A narrativa da China de que planeia proteger os ecossistemas frágeis do Mar da China Meridional provavelmente causará espanto entre os vizinhos e conservacionistas, dado que os anos de construção de ilhas por Pequim nas águas disputadas causaram danos ambientais significativos.

O conselheiro de segurança nacional das Filipinas, Eduardo Año, disse que a medida da China “tem menos que ver com proteger o ambiente e mais com justificar o seu controlo” sobre a área marítima.

“A ironia é clara: desde 2016, os indícios mostram a captura em grande escala de espécies ameaçadas de extinção e a destruição de recifes por pescadores chineses”, afirmou Eduardo Año em comunicado. “Agora, reivindicar a gestão de um ecossistema que eles próprios danificaram é contraditório e enganoso.”
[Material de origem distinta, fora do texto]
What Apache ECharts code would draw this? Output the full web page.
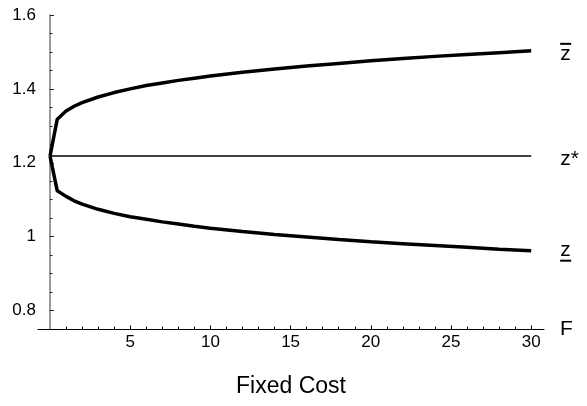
<!DOCTYPE html>
<html>
<head>
<meta charset="utf-8">
<script src="https://cdn.jsdelivr.net/npm/echarts@6/dist/echarts.min.js"></script>
<style>
  html, body { margin: 0; padding: 0; background: #ffffff; }
  #chart { width: 587px; height: 406px; }
</style>
</head>
<body>
<div id="chart"></div>
<script>
// Fixed cost F and the band edges around the target z*
const fixedCost = [0, 0.45, 1, 1.5, 2, 3, 4, 5, 6, 7, 8, 9, 10, 12, 14, 16, 18, 20, 22, 24, 26, 28, 30];
const zUpper = [1.218, 1.318, 1.340, 1.353, 1.363, 1.378, 1.390, 1.400, 1.409, 1.416, 1.423, 1.429, 1.435,
                1.445, 1.454, 1.462, 1.469, 1.476, 1.482, 1.488, 1.493, 1.498, 1.503];
const zLower = [1.218, 1.124, 1.109, 1.097, 1.088, 1.074, 1.063, 1.054, 1.047, 1.040, 1.034, 1.028, 1.023,
                1.014, 1.006, 0.999, 0.992, 0.986, 0.981, 0.976, 0.971, 0.966, 0.962];
const zStarCost = [0, 30];
const zStar = [1.218, 1.218];

// Axis ticks
const xMajorTicks = [5, 10, 15, 20, 25, 30];
const xMinorTicks = [1, 2, 3, 4, 6, 7, 8, 9, 11, 12, 13, 14, 16, 17, 18, 19, 21, 22, 23, 24, 26, 27, 28, 29];
const yMajorTicks = [0.8, 1, 1.2, 1.4, 1.6];
const yMinorTicks = [0.85, 0.9, 0.95, 1.05, 1.1, 1.15, 1.25, 1.3, 1.35, 1.45, 1.5, 1.55];

const FONT = "'Liberation Sans', Arial, sans-serif";
const pairs = (xs, ys) => xs.map((x, i) => [x, ys[i]]);

const X_MIN = -0.75, X_MAX = 30.8, Y_MIN = 0.75, Y_MAX = 1.6;

const chart = echarts.init(document.getElementById('chart'), null, { renderer: 'canvas' });

const barStyle = { width: 11, height: 2, backgroundColor: '#000' };
const zStyle = { fontSize: 21, fontFamily: FONT, color: '#000', lineHeight: 16 };

chart.setOption({
  animation: false,
  backgroundColor: '#ffffff',
  grid: { left: 38, right: 43, top: 15, bottom: 77, containLabel: false },
  xAxis: [
    {
      type: 'value', min: X_MIN, max: X_MAX,
      name: 'F', nameLocation: 'end', nameGap: 16,
      nameTextStyle: { fontSize: 21, fontFamily: FONT, color: '#000' },
      axisLine: { onZero: false, lineStyle: { color: '#000', width: 1 } },
      axisTick: { show: true, inside: true, length: 2.5, customValues: xMinorTicks, lineStyle: { color: '#000', width: 1 } },
      axisLabel: { show: true, customValues: xMajorTicks, margin: 5, fontSize: 17, fontFamily: FONT, color: '#000' },
      splitLine: { show: false }
    },
    {
      type: 'value', min: X_MIN, max: X_MAX, position: 'bottom',
      name: 'Fixed Cost', nameLocation: 'middle', nameGap: 46,
      nameTextStyle: { fontSize: 23, fontFamily: FONT, color: '#000' },
      axisLine: { show: false, onZero: false },
      axisTick: { show: true, inside: true, length: 3.5, customValues: xMajorTicks, lineStyle: { color: '#000', width: 1 } },
      axisLabel: { show: false },
      splitLine: { show: false }
    }
  ],
  yAxis: [
    {
      type: 'value', min: Y_MIN, max: Y_MAX,
      axisLine: { onZero: true, lineStyle: { color: '#7a7a7a', width: 1.5 } },
      axisTick: { show: true, inside: true, length: 2.5, customValues: yMinorTicks, lineStyle: { color: '#222', width: 1 } },
      axisLabel: { show: true, customValues: yMajorTicks, margin: 2, fontSize: 17, fontFamily: FONT, color: '#000' },
      splitLine: { show: false }
    },
    {
      type: 'value', min: Y_MIN, max: Y_MAX, position: 'left',
      axisLine: { show: false, onZero: true },
      axisTick: { show: true, inside: true, length: 4, customValues: yMajorTicks, lineStyle: { color: '#222', width: 1 } },
      axisLabel: { show: false },
      splitLine: { show: false }
    }
  ],
  series: [
    {
      type: 'line', name: 'upper', data: pairs(fixedCost, zUpper), showSymbol: false,
      lineStyle: { color: '#000', width: 3.5 },
      endLabel: {
        show: true, distance: 29, offset: [0, 1],
        formatter: '{bar|}\n{z|z}',
        rich: { bar: Object.assign({ lineHeight: 4 }, barStyle), z: zStyle }
      }
    },
    {
      type: 'line', name: 'target', data: pairs(zStarCost, zStar), showSymbol: false,
      lineStyle: { color: '#000', width: 1.5 },
      endLabel: {
        show: true, distance: 29, offset: [0, 3],
        formatter: 'z*', fontSize: 21, fontFamily: FONT, color: '#000'
      }
    },
    {
      type: 'line', name: 'lower', data: pairs(fixedCost, zLower), showSymbol: false,
      lineStyle: { color: '#000', width: 3.5 },
      endLabel: {
        show: true, distance: 29, offset: [0, 2],
        formatter: '{z|z}\n{bar|}',
        rich: { bar: Object.assign({ lineHeight: 4 }, barStyle), z: zStyle }
      }
    }
  ]
});
</script>
</body>
</html>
Um relatório de 2023 do Centro de Estudos Estratégicos e Internacionais (CSIS) afirma que a China enterrou cerca de 4648 acres de recifes através de dragagem e aterro para construir ilhas artificiais. Além disso, a captura de moluscos gigantes chineses danificou cerca de 16.353 acres de recifes de coral, segundo o relatório.

Grande parte da construção chinesa concentrou-se nas Ilhas Paracel e nas Ilhas Spratly e a China não construiu nenhuma instalação no Recife de Scarborough, de acordo com o CSIS.

As Filipinas também acusaram a obscura milícia marítima chinesa de destruir recifes de coral no Mar da China Meridional. A China rejeitou a acusação e acusou as Filipinas de danificar o ecossistema de recifes de coral na hidrovia.